A Remedy for Fairfax County’s Taxpayer Giveaway to Unions
Use of taxpayer funds should be reserved for purely public purposes, not the private benefit of an individual, corporation, or association. Yet, some Virginia public employee unions, which are officially private organizations, receive a direct subsidy from local governments in the form of release time, a practice that allows public employees to conduct union business during working hours without loss of pay.
Fortunately, a provision in Virginia’s constitution, known as the “Gift Clause,” bans government subsidies that primarily benefit private entities. Virginia’s constitution states:
Neither the credit of the Commonwealth nor of any county, city, town, or regional government shall be directly or indirectly, under any device or pretense whatsoever, granted to or in aid of any person, association, or corporation …
In a procedural memo, Fairfax County Public Schools (FCPS) outlines approved release time activity. According to the memo, permissible release time activity includes attending “employee group meetings, meetings with the Board of Supervisors … participation on committees or task forces established to review employee-related issues.”
This amounts to paying unionized government employees to lobby government officials, which often conflicts with taxpayer interests and may force taxpayers to fund political activity they oppose. Each union receives 240 hours per year to meet with the Board of Supervisors and attend various committee meetings (there are 10 unions that receive the taxpayer funded subsidy).
FCPS employees are also permitted to attend union conventions or conferences on release time—each union is allotted another 240 hours per year for this purpose. These conferences may be purely political in purpose. There is no restriction on what kinds of conferences or conventions union employees may attend.
Preparing and assisting union members with a grievance is also a permissible release time activity. There is no limit on how much release time a union may use for this purpose.

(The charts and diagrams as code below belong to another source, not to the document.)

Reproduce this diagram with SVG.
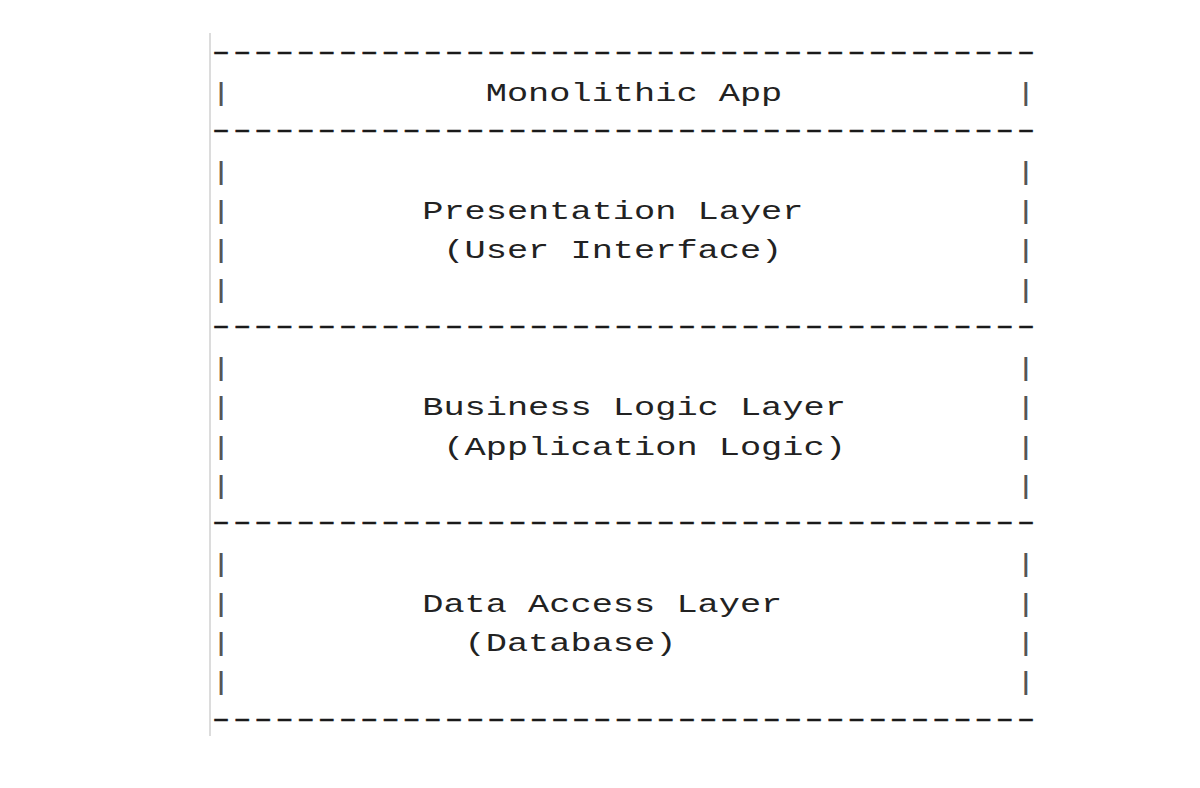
<svg xmlns="http://www.w3.org/2000/svg" width="1200" height="788" viewBox="0 0 1200 788">
<style>
  .t { font-family: "Liberation Mono", "Courier New", monospace; font-size: 26px; fill: #222; white-space: pre; }
  .p { font-family: "Liberation Mono", "Courier New", monospace; font-size: 26px; fill: #555; }
  .d { font-family: "Liberation Mono", "Courier New", monospace; font-size: 26px; fill: #1a1a1a; stroke: #1a1a1a; stroke-width: 0.35; letter-spacing: -4.04px; }
</style>
<rect width="1200" height="788" fill="#ffffff"/>
<line x1="210" y1="33" x2="210" y2="736" stroke="#dcdcdc" stroke-width="2"/>
<g transform="translate(210.4,0) scale(1.3577,1)">
  <g id="separators" transform="translate(-2.73,0) scale(1.35,1)">
    <text class="d" x="0" y="59.6">---------------------------------------</text>
    <text class="d" x="0" y="138.1">---------------------------------------</text>
    <text class="d" x="0" y="334.3">---------------------------------------</text>
    <text class="d" x="0" y="530.5">---------------------------------------</text>
    <text class="d" x="0" y="726.7">---------------------------------------</text>
  </g>
  <g id="monolithic-app">
    <text class="p" x="0" y="101.5">|</text>
    <text class="t" x="202.8" y="101.5">Monolithic App</text>
    <text class="p" x="592.8" y="101.5">|</text>
  </g>
  <g id="presentation-layer">
    <text class="p" x="0" y="180.0">|</text><text class="p" x="592.8" y="180.0">|</text>
    <text class="p" x="0" y="219.3">|</text><text class="p" x="592.8" y="219.3">|</text>
    <text class="p" x="0" y="258.5">|</text><text class="p" x="592.8" y="258.5">|</text>
    <text class="p" x="0" y="297.7">|</text><text class="p" x="592.8" y="297.7">|</text>
    <text class="t" x="156" y="219.3">Presentation Layer</text>
    <text class="t" x="171.6" y="258.5">(User Interface)</text>
  </g>
  <g id="business-logic-layer">
    <text class="p" x="0" y="376.2">|</text><text class="p" x="592.8" y="376.2">|</text>
    <text class="p" x="0" y="415.5">|</text><text class="p" x="592.8" y="415.5">|</text>
    <text class="p" x="0" y="454.7">|</text><text class="p" x="592.8" y="454.7">|</text>
    <text class="p" x="0" y="493.9">|</text><text class="p" x="592.8" y="493.9">|</text>
    <text class="t" x="156" y="415.5">Business Logic Layer</text>
    <text class="t" x="171.6" y="454.7">(Application Logic)</text>
  </g>
  <g id="data-access-layer">
    <text class="p" x="0" y="572.4">|</text><text class="p" x="592.8" y="572.4">|</text>
    <text class="p" x="0" y="611.7">|</text><text class="p" x="592.8" y="611.7">|</text>
    <text class="p" x="0" y="650.9">|</text><text class="p" x="592.8" y="650.9">|</text>
    <text class="p" x="0" y="690.1">|</text><text class="p" x="592.8" y="690.1">|</text>
    <text class="t" x="156" y="611.7">Data Access Layer</text>
    <text class="t" x="187.2" y="650.9">(Database)</text>
  </g>
</g>
</svg>
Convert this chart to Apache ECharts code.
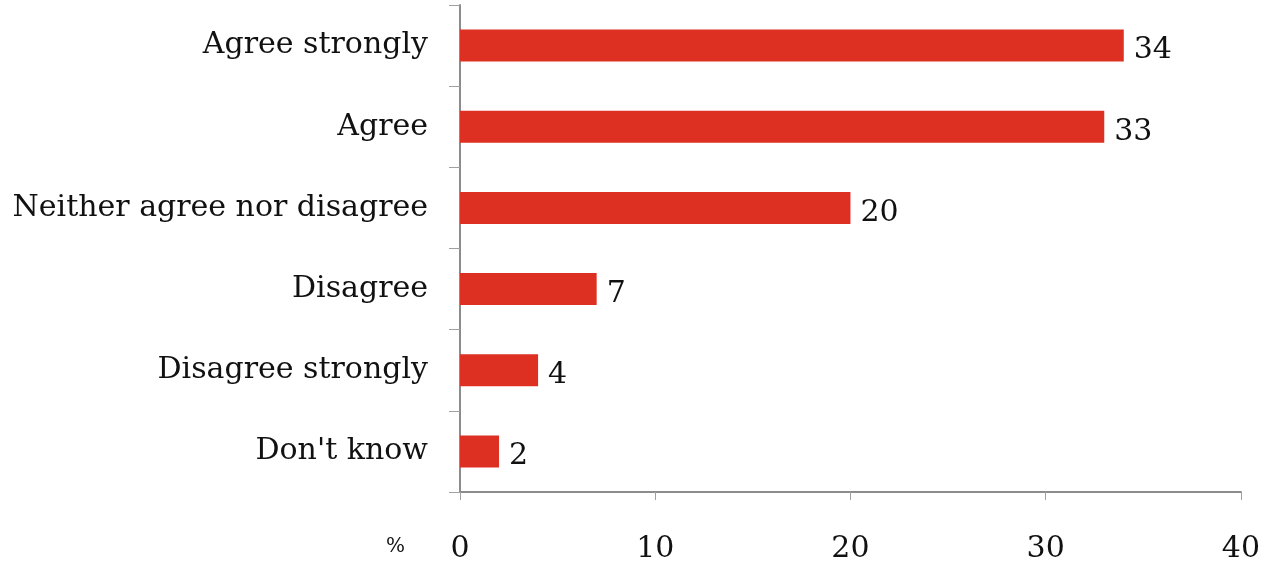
<!DOCTYPE html>
<html><head><meta charset="utf-8">
<script src="https://cdn.jsdelivr.net/npm/echarts@6/dist/echarts.min.js"></script>
<style>html,body{margin:0;padding:0;background:#fff}#c{width:1263px;height:567px}</style>
</head><body><div id="c"></div>
<script>
const categories = ["Agree strongly", "Agree", "Neither agree nor disagree", "Disagree", "Disagree strongly", "Don't know"];
const values = [34, 33, 20, 7, 4, 2];
const xTicks = [0, 10, 20, 30, 40];
const unitLabel = "%";

const FONT = "DejaVu Serif";
const chart = echarts.init(document.getElementById('c'), null, {renderer: 'canvas'});
chart.setOption({
  animation: false,
  backgroundColor: '#fff',
  grid: {left: 460, right: 22, top: 5, bottom: 75, containLabel: false},
  xAxis: {
    type: 'value', min: xTicks[0], max: xTicks[xTicks.length - 1], interval: 10,
    axisLine: {show: true, lineStyle: {color: '#8c8c8c', width: 2}},
    axisTick: {show: true, length: 8, lineStyle: {color: '#a0a0a0', width: 1}},
    splitLine: {show: false},
    axisLabel: {margin: 42, color: '#111', fontFamily: FONT, fontSize: 30}
  },
  yAxis: {
    type: 'category', data: categories, inverse: true,
    axisLine: {show: true, lineStyle: {color: '#8c8c8c', width: 2}},
    axisTick: {show: true, length: 11, alignWithLabel: false, lineStyle: {color: '#a0a0a0', width: 1}},
    axisLabel: {margin: 32, color: '#111', fontFamily: FONT, fontSize: 30}
  },
  series: [{
    type: 'bar', data: values, barWidth: 32,
    itemStyle: {color: '#dd3022'},
    label: {show: true, position: 'right', distance: 10, color: '#111', fontFamily: FONT, fontSize: 30, offset: [0, 5]}
  }],
  graphic: [{
    type: 'text', left: 386, top: 537,
    style: {text: unitLabel, fill: '#111', font: '20px "' + FONT + '"'}
  }]
});
</script></body></html>
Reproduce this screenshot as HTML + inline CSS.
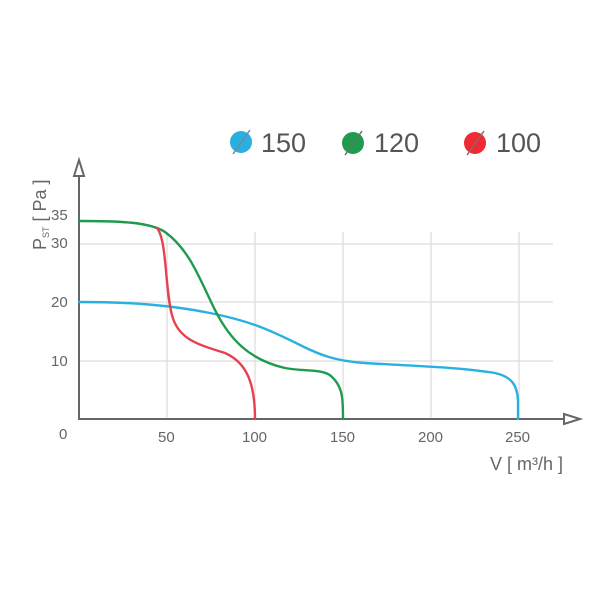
<!DOCTYPE html>
<html><head><style>body{margin:0;background:#fff}svg{display:block}</style></head><body>
<svg width="600" height="600" viewBox="0 0 600 600" xmlns="http://www.w3.org/2000/svg" font-family="Liberation Sans, sans-serif">
<g stroke="#ddd" stroke-width="1.2">
<line x1="167" y1="232" x2="167" y2="420"/><line x1="255" y1="232" x2="255" y2="420"/><line x1="343" y1="232" x2="343" y2="420"/><line x1="431" y1="232" x2="431" y2="420"/><line x1="519" y1="232" x2="519" y2="420"/>
<line x1="78" y1="244" x2="553" y2="244"/><line x1="78" y1="302" x2="553" y2="302"/><line x1="78" y1="361" x2="553" y2="361"/>
</g>
<g stroke="#666" stroke-width="2" fill="#fff">
<line x1="79" y1="170" x2="79" y2="420"/><line x1="78" y1="419" x2="570" y2="419"/>
<path d="M74,176 L79,160 L84,176 Z"/><path d="M564,414 L580,419 L564,424 Z"/>
</g>
<g fill="none" stroke-width="2.4" stroke-linecap="round">
<path stroke="#2ab0e0" d="M79,302 C130,302 170,305 210,313 C250,321 270,330 300,345 C320,355 335,361 365,363 C410,366 460,367 495,373 C512,377 517,385 518,400 L518,419"/>
<path stroke="#1f9a4e" d="M79,221 C120,221 150,222 165,232 C190,250 200,280 215,310 C230,340 250,360 285,368 C305,372 325,368 333,378 C343,388 343,400 343,419"/>
<path stroke="#e84050" d="M157,228 C167,240 165,290 172,315 C178,340 200,345 225,353 C245,362 255,380 255,419"/>
</g>
<g fill="#666" font-size="15">
<text x="51" y="220">35</text><text x="51" y="248">30</text><text x="51" y="307">20</text><text x="51" y="366">10</text>
<text x="59" y="439">0</text>
<text x="158" y="442">50</text><text x="242" y="442">100</text><text x="330" y="442">150</text><text x="418" y="442">200</text><text x="505" y="442">250</text>
<text x="490" y="470" font-size="18">V [ m³/h ]</text>
<text transform="translate(46,250) rotate(-90)" font-size="18">P<tspan font-size="9" dy="3">ST</tspan><tspan dy="-3"> [ Pa ]</tspan></text>
</g>
<g font-size="27" fill="#555">
<circle cx="241" cy="142" r="11" fill="#2ab0e0"/><line x1="233" y1="154" x2="250" y2="130" stroke="#6a8aa0" stroke-width="1.5"/><text x="261" y="152">150</text>
<circle cx="353" cy="143" r="11" fill="#1f9a4e"/><line x1="345" y1="155" x2="362" y2="131" stroke="#5a7a60" stroke-width="1.5"/><text x="374" y="152">120</text>
<circle cx="475" cy="143" r="11" fill="#ee2a35"/><line x1="467" y1="155" x2="484" y2="131" stroke="#996060" stroke-width="1.5"/><text x="496" y="152">100</text>
</g>
</svg>
</body></html>
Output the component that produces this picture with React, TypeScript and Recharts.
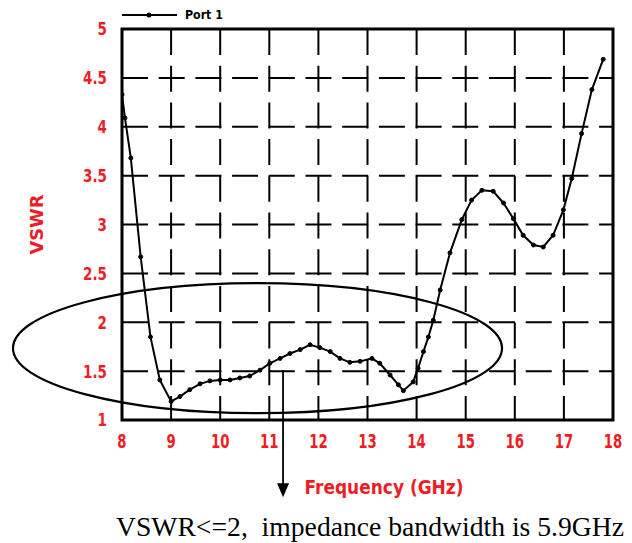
import React from "react";
import {
  LineChart,
  Line,
  XAxis,
  YAxis,
  CartesianGrid,
  ReferenceArea,
  ReferenceLine,
} from "recharts";

// ---- data ----
const FREQ = [
  8.0, 8.06, 8.18, 8.38, 8.58, 8.77, 9.0, 9.18, 9.38, 9.59, 9.79, 10.0, 10.2,
  10.4, 10.6, 10.81, 11.01, 11.22, 11.42, 11.63, 11.83, 12.03, 12.24, 12.44,
  12.64, 12.85, 13.09, 13.25, 13.46, 13.63, 13.73, 13.93, 14.03, 14.14, 14.24,
  14.34, 14.48, 14.68, 14.92, 15.12, 15.33, 15.56, 15.77, 15.97, 16.17, 16.38,
  16.58, 16.78, 16.99, 17.16, 17.36, 17.57, 17.8,
];
const VSWR = [
  4.33, 4.09, 3.68, 2.67, 1.85, 1.41, 1.19, 1.24, 1.31, 1.37, 1.4, 1.41, 1.41,
  1.43, 1.45, 1.51, 1.58, 1.63, 1.68, 1.72, 1.77, 1.74, 1.7, 1.63, 1.59, 1.6,
  1.63, 1.58, 1.46, 1.36, 1.3, 1.39, 1.53, 1.7, 1.85, 2.02, 2.33, 2.71, 3.05,
  3.25, 3.35, 3.34, 3.22, 3.06, 2.89, 2.79, 2.77, 2.89, 3.15, 3.47, 3.93, 4.38,
  4.69,
];
const X_TICKS = [8, 9, 10, 11, 12, 13, 14, 15, 16, 17, 18];
const Y_TICKS = [1, 1.5, 2, 2.5, 3, 3.5, 4, 4.5, 5];
const SERIES_NAME = "Port 1";
const X_TITLE = "Frequency (GHz)";
const Y_TITLE = "VSWR";
const NOTE = "VSWR<=2,\u00a0 impedance bandwidth is 5.9GHz";

// annotation extents in data units
const ELLIPSE_X = [5.78, 15.74];
const ELLIPSE_Y = [1.07, 2.4];
const ARROW_X = 11.28;
const ARROW_Y = [1.51, 0.21];

const data = FREQ.map((f, i) => ({ f, v: VSWR[i] }));

const RED = "#ee1c25";
const LABEL_FONT = "'DejaVu Sans','Noto Sans',sans-serif";

const XLabel = (props: any) => {
  const vb = props.viewBox || { x: 114, y: 412, width: 491, height: 123 };
  return (
    <g>
      <g transform={`translate(${vb.x + 262}, ${vb.y + 74}) scale(0.85, 1)`}>
        <text
          x={0}
          y={0}
          textAnchor="middle"
          fill={RED}
          fontFamily={LABEL_FONT}
          fontWeight="bold"
          fontSize={20}
        >
          {X_TITLE}
        </text>
      </g>
      <text
        x={vb.x - 6}
        y={vb.y + 116}
        fill="#000"
        fontFamily="'Liberation Serif','Times New Roman',serif"
        fontSize={28}
        textLength={508}
        lengthAdjust="spacingAndGlyphs"
      >
        {NOTE}
      </text>
    </g>
  );
};

const YLabel = (props: any) => {
  const vb = props.viewBox || { x: 0, y: 21, width: 114, height: 391 };
  const cx = vb.x + 29;
  const cy = vb.y + vb.height / 2;
  const ax = vb.x + vb.width;
  const ly = vb.y - 14;
  return (
    <g>
      <g transform={`translate(${cx}, ${cy}) rotate(-90) scale(1.05, 1)`}>
        <text
          x={0}
          y={0}
          textAnchor="middle"
          dominantBaseline="central"
          fill={RED}
          fontFamily={LABEL_FONT}
          fontWeight="bold"
          fontSize={17}
        >
          {Y_TITLE}
        </text>
      </g>
      <line x1={ax} y1={ly} x2={ax + 55} y2={ly} stroke="#000" strokeWidth={2} />
      <circle cx={ax + 27} cy={ly} r={2.5} fill="#000" />
      <g transform={`translate(${ax + 63}, ${ly}) scale(0.85, 1)`}>
        <text
          x={0}
          y={0}
          dominantBaseline="central"
          fill="#000"
          fontFamily={LABEL_FONT}
          fontWeight="bold"
          fontSize={13}
        >
          {SERIES_NAME}
        </text>
      </g>
    </g>
  );
};

const XTick = (p: any) => (
  <g transform={`translate(${p.x}, ${p.y}) scale(0.7, 1)`}>
    <text
      x={0}
      y={0}
      dy="0.75em"
      textAnchor="middle"
      fill={RED}
      fontFamily={LABEL_FONT}
      fontWeight="bold"
      fontSize={19}
    >
      {String(p.payload.value)}
    </text>
  </g>
);

const YTick = (p: any) => (
  <g transform={`translate(${p.x}, ${p.y}) scale(0.75, 1)`}>
    <text
      x={0}
      y={0}
      dy="0.36em"
      textAnchor="end"
      fill={RED}
      fontFamily={LABEL_FONT}
      fontWeight="bold"
      fontSize={18}
    >
      {String(p.payload.value)}
    </text>
  </g>
);

const EllipseShape = (p: any) => (
  <ellipse
    cx={p.x + p.width / 2}
    cy={p.y + p.height / 2}
    rx={Math.abs(p.width) / 2}
    ry={Math.abs(p.height) / 2}
    fill="none"
    stroke="#000"
    strokeWidth={2.2}
  />
);

const ArrowShape = (p: any) => {
  const { x1, y1, x2, y2 } = p;
  return (
    <g>
      <line x1={x1} y1={y1} x2={x2} y2={y2 - 12} stroke="#000" strokeWidth={1.8} />
      <polygon
        points={`${x2 - 6},${y2 - 14} ${x2 + 6},${y2 - 14} ${x2},${y2}`}
        fill="#000"
      />
    </g>
  );
};

export default function App() {
  return (
    <div style={{ width: 624, height: 535 }}>
      <LineChart
        width={624}
        height={535}
        data={data}
        margin={{ top: 21, right: 19, bottom: 0, left: 0 }}
      >
        <CartesianGrid
          stroke="#000"
          strokeWidth={2}
          strokeDasharray="26 10.7"
        />
        <XAxis
          dataKey="f"
          type="number"
          domain={[8, 18]}
          ticks={X_TICKS}
          allowDataOverflow
          axisLine={false}
          tickLine={false}
          tickSize={0}
          tickMargin={14}
          height={123}
          tick={XTick}
          label={(p: any) => <XLabel {...p} />}
        />
        <YAxis
          type="number"
          domain={[1, 5]}
          ticks={Y_TICKS}
          allowDataOverflow
          axisLine={false}
          tickLine={false}
          tickSize={0}
          tickMargin={15}
          width={114}
          tick={YTick}
          label={(p: any) => <YLabel {...p} />}
        />
        <ReferenceArea
          x1={8}
          x2={18}
          y1={1}
          y2={5}
          fill="none"
          fillOpacity={0}
          stroke="#000"
          strokeWidth={3}
          ifOverflow="visible"
        />
        <ReferenceArea
          x1={ELLIPSE_X[0]}
          x2={ELLIPSE_X[1]}
          y1={ELLIPSE_Y[0]}
          y2={ELLIPSE_Y[1]}
          ifOverflow="visible"
          shape={EllipseShape}
        />
        <Line
          type="linear"
          dataKey="v"
          name={SERIES_NAME}
          stroke="#000"
          strokeWidth={2}
          dot={{ r: 2, fill: "#000", stroke: "#000", strokeWidth: 1 }}
          isAnimationActive={false}
        />
        <ReferenceLine
          segment={[
            { x: ARROW_X, y: ARROW_Y[0] },
            { x: ARROW_X, y: ARROW_Y[1] },
          ]}
          ifOverflow="visible"
          shape={ArrowShape}
        />
      </LineChart>
    </div>
  );
}
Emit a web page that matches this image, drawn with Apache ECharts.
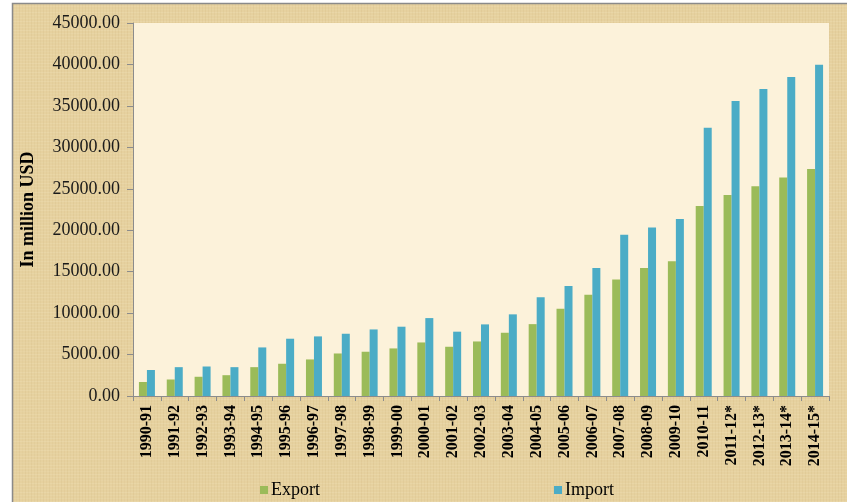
<!DOCTYPE html>
<html>
<head>
<meta charset="utf-8">
<style>
  html, body { margin: 0; padding: 0; background: #ffffff; }
  #chart { width: 847px; height: 502px; }
</style>
<script src="https://cdn.jsdelivr.net/npm/echarts@6/dist/echarts.min.js"></script>
</head>
<body>
<div id="chart"></div>
<script>
// Fiscal years on the category axis
const years = [
  '1990-91', '1991-92', '1992-93', '1993-94', '1994-95', '1995-96', '1996-97',
  '1997-98', '1998-99', '1999-00', '2000-01', '2001-02', '2002-03', '2003-04',
  '2004-05', '2005-06', '2006-07', '2007-08', '2008-09', '2009-10', '2010-11',
  '2011-12*', '2012-13*', '2013-14*', '2014-15*'
];

// Trade values, in million USD
const exportValues = [
  1690, 1990, 2320, 2510, 3480, 3890, 4410, 5130, 5340, 5740, 6460, 5940, 6580,
  7630, 8670, 10530, 12220, 14070, 15440, 16250, 22930, 24260, 25310, 26360, 27400
];
const importValues = [
  3140, 3480, 3560, 3480, 5860, 6910, 7190, 7510, 8030, 8360, 9400, 7760, 8640,
  9850, 11900, 13260, 15440, 19450, 20320, 21350, 32350, 35580, 37030, 38480, 39960
];

// Value axis range
const yMin = 0;
const yMax = 45000;
const yStep = 5000;

const serif = '"Liberation Serif", "DejaVu Serif", serif';

// Papyrus-like fill for the chart frame: a tan base crossed by faint fibres
function papyrusTile() {
  const c = document.createElement('canvas');
  c.width = 120;
  c.height = 120;
  const g = c.getContext('2d');
  g.fillStyle = '#e6d19f';
  g.fillRect(0, 0, 120, 120);
  for (let i = 0; i < 120; i += 3) {
    const a = 0.10 + 0.08 * Math.abs(Math.sin(i * 0.37));
    g.fillStyle = 'rgba(250,238,205,' + a.toFixed(3) + ')';
    g.fillRect(0, i, 120, 1);
    const b = 0.06 + 0.06 * Math.abs(Math.cos(i * 0.53));
    g.fillStyle = 'rgba(190,160,100,' + b.toFixed(3) + ')';
    g.fillRect(i + 1, 0, 1, 120);
  }
  return c;
}

const chart = echarts.init(document.getElementById('chart'), null, { renderer: 'canvas' });

chart.setOption({
  backgroundColor: '#ffffff',
  animation: false,
  graphic: [
    {
      type: 'rect',
      z: -10,
      silent: true,
      shape: { x: 12.5, y: 3.5, width: 900, height: 560 },
      style: {
        fill: { image: papyrusTile(), repeat: 'repeat' },
        stroke: '#8a8a8a',
        lineWidth: 1.5
      }
    }
  ],
  grid: {
    left: 133,
    top: 23,
    right: 18,
    bottom: 106,
    show: true,
    backgroundColor: '#fcf2da',
    borderWidth: 0
  },
  legend: {
    data: ['Export', 'Import'],
    left: 255,
    top: 476,
    itemWidth: 8,
    itemHeight: 8,
    itemGap: 234,
    icon: 'rect',
    textStyle: { fontFamily: serif, fontSize: 18, color: '#000000', padding: [0, 0, 0, -2] }
  },
  xAxis: {
    type: 'category',
    data: years,
    boundaryGap: true,
    axisLine: { show: true, lineStyle: { color: '#8c8c8c', width: 1 } },
    axisTick: { show: true, length: 5, inside: false, lineStyle: { color: '#8c8c8c' } },
    axisLabel: {
      rotate: 90,
      interval: 0,
      margin: 9,
      fontFamily: serif,
      fontWeight: 'bold',
      fontSize: 16,
      color: '#000000'
    },
    splitLine: { show: false }
  },
  yAxis: {
    type: 'value',
    min: yMin,
    max: yMax,
    interval: yStep,
    name: 'In million USD',
    nameLocation: 'middle',
    nameGap: 96,
    nameTextStyle: { fontFamily: serif, fontWeight: 'bold', fontSize: 18, color: '#000000' },
    axisLine: { show: true, lineStyle: { color: '#8c8c8c', width: 1 } },
    axisTick: { show: true, length: 6, lineStyle: { color: '#8c8c8c' } },
    axisLabel: {
      margin: 13,
      fontFamily: serif,
      fontSize: 18,
      color: '#1a1a1a',
      formatter: v => v.toFixed(2)
    },
    splitLine: { show: false }
  },
  series: [
    {
      name: 'Export',
      type: 'bar',
      data: exportValues,
      barWidth: 8,
      barGap: '0%',
      itemStyle: { color: '#9bbb59' }
    },
    {
      name: 'Import',
      type: 'bar',
      data: importValues,
      barWidth: 8,
      barGap: '0%',
      itemStyle: { color: '#4bacc6' }
    }
  ]
});
</script>
</body>
</html>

All the above release time activity is purportedly approved and supervised by FCPS so that there is no disruption to operations arising from the government employee’s absence. Audits of release time are required periodically. Unfortunately, a Center on National Labor Policy report notes that the information gleaned from public record request documents and confidential conversations with a Fairfax County supervisor show that release time record-keeping is “lackadaisical” and “non-existing auditing prevent accurate assessment of costs.” In addition, the union is responsible for tracking and recording release time, which raises further questions about the transparency of the practice.
Overall, activity performed on release time serves the interests of unions. Unions, not taxpayers, should incur those costs, which FCPS has been paying for since 1986, despite the constitutional restriction on granting public aid to private entities.